SHORT PROBLEM = Set down word for word each line from the start of the listing through the line that contains "const labelY = [8.19, 6.03, 4.94, 3.68];", both included.
--- COLLECTED MATERIAL ---
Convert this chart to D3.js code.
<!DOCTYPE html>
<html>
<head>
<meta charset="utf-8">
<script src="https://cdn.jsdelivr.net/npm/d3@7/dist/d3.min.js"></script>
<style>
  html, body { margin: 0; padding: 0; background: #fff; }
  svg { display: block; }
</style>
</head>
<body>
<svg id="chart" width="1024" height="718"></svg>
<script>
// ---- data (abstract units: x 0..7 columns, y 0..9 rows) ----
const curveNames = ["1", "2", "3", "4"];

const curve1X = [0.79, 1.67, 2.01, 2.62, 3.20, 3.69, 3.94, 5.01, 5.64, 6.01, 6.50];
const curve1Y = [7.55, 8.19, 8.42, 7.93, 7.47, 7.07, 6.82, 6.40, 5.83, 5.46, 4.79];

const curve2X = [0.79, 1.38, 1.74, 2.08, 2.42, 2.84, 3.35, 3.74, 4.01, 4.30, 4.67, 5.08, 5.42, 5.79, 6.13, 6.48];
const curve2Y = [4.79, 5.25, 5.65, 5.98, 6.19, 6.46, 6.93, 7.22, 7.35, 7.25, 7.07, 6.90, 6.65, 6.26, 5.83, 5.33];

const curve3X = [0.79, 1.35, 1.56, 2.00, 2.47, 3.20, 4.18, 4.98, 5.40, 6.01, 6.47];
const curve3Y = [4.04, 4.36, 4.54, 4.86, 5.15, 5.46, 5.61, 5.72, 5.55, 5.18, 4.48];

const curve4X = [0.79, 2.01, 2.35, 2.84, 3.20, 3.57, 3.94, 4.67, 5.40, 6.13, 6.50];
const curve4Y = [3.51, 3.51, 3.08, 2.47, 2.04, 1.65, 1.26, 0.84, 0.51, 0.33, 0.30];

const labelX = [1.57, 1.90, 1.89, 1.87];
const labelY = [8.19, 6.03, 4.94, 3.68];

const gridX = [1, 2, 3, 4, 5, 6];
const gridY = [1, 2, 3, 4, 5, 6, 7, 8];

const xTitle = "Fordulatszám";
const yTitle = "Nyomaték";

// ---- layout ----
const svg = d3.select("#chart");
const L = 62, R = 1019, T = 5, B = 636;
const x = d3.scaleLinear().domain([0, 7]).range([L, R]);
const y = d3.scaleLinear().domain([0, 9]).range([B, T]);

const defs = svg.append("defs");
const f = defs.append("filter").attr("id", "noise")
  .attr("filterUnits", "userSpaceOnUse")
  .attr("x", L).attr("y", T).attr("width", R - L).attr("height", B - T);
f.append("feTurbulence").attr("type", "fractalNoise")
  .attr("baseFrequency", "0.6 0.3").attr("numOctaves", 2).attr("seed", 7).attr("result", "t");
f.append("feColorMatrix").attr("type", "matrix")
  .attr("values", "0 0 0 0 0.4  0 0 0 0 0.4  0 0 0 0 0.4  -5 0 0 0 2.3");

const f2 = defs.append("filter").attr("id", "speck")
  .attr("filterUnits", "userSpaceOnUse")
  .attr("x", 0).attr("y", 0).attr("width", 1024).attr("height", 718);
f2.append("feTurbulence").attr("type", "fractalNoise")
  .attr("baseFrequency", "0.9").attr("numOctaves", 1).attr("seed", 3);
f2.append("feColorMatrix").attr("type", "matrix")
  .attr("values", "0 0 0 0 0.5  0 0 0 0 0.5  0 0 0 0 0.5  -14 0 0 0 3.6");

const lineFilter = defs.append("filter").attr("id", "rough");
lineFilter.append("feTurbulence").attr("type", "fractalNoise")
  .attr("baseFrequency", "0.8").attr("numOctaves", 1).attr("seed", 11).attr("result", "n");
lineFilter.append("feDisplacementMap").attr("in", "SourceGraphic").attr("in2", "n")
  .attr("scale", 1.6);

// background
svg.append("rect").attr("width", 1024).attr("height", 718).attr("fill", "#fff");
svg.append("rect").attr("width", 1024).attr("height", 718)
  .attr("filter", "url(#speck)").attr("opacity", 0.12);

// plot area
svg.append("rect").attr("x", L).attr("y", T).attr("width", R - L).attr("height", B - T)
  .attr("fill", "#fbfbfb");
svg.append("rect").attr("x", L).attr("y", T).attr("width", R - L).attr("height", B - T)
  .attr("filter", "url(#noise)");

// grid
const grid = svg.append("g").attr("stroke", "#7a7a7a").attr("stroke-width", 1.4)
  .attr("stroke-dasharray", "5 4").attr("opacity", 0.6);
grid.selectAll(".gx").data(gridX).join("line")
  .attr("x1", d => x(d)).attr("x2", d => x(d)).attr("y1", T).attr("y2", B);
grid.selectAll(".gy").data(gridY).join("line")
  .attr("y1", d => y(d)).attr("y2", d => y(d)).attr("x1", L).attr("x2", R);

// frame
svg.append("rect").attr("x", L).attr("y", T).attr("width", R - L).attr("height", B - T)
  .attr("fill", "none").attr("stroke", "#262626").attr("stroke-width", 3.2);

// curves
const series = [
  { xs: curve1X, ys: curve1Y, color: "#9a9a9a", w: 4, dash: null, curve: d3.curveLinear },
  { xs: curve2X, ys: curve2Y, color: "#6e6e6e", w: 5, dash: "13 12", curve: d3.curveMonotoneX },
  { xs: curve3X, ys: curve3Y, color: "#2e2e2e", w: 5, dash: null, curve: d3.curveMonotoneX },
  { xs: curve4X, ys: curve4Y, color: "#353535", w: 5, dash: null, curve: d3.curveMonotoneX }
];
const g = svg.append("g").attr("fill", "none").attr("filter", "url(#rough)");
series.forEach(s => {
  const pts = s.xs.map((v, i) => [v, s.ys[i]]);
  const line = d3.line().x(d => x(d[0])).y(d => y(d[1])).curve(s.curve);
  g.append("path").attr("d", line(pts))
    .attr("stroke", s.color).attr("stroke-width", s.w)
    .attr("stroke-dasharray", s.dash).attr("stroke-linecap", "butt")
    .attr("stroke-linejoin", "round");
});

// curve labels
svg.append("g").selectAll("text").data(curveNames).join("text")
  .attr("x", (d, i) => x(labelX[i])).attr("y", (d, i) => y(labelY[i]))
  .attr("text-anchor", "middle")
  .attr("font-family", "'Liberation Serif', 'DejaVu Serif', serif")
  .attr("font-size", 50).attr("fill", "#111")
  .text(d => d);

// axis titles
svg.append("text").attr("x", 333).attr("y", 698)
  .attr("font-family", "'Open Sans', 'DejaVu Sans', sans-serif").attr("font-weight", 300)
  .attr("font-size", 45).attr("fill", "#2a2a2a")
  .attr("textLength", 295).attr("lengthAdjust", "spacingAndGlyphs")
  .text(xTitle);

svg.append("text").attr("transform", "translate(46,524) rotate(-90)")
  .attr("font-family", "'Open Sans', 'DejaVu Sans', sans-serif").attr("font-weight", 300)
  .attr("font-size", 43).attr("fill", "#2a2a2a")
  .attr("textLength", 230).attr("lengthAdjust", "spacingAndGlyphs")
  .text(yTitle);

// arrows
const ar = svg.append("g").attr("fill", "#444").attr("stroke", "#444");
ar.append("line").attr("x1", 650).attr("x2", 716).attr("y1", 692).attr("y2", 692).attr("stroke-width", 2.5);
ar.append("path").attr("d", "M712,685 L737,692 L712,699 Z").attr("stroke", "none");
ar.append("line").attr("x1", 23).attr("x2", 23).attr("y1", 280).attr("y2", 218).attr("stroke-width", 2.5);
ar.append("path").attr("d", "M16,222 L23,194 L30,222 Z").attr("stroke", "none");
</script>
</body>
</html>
---
EXERCISE OUTPUT =
Convert this chart to D3.js code.
<!DOCTYPE html>
<html>
<head>
<meta charset="utf-8">
<script src="https://cdn.jsdelivr.net/npm/d3@7/dist/d3.min.js"></script>
<style>
  html, body { margin: 0; padding: 0; background: #fff; }
  svg { display: block; }
</style>
</head>
<body>
<svg id="chart" width="1024" height="718"></svg>
<script>
// ---- data (abstract units: x 0..7 columns, y 0..9 rows) ----
const curveNames = ["1", "2", "3", "4"];

const curve1X = [0.79, 1.67, 2.01, 2.62, 3.20, 3.69, 3.94, 5.01, 5.64, 6.01, 6.50];
const curve1Y = [7.55, 8.19, 8.42, 7.93, 7.47, 7.07, 6.82, 6.40, 5.83, 5.46, 4.79];

const curve2X = [0.79, 1.38, 1.74, 2.08, 2.42, 2.84, 3.35, 3.74, 4.01, 4.30, 4.67, 5.08, 5.42, 5.79, 6.13, 6.48];
const curve2Y = [4.79, 5.25, 5.65, 5.98, 6.19, 6.46, 6.93, 7.22, 7.35, 7.25, 7.07, 6.90, 6.65, 6.26, 5.83, 5.33];

const curve3X = [0.79, 1.35, 1.56, 2.00, 2.47, 3.20, 4.18, 4.98, 5.40, 6.01, 6.47];
const curve3Y = [4.04, 4.36, 4.54, 4.86, 5.15, 5.46, 5.61, 5.72, 5.55, 5.18, 4.48];

const curve4X = [0.79, 2.01, 2.35, 2.84, 3.20, 3.57, 3.94, 4.67, 5.40, 6.13, 6.50];
const curve4Y = [3.51, 3.51, 3.08, 2.47, 2.04, 1.65, 1.26, 0.84, 0.51, 0.33, 0.30];

const labelX = [1.57, 1.90, 1.89, 1.87];
const labelY = [8.19, 6.03, 4.94, 3.68];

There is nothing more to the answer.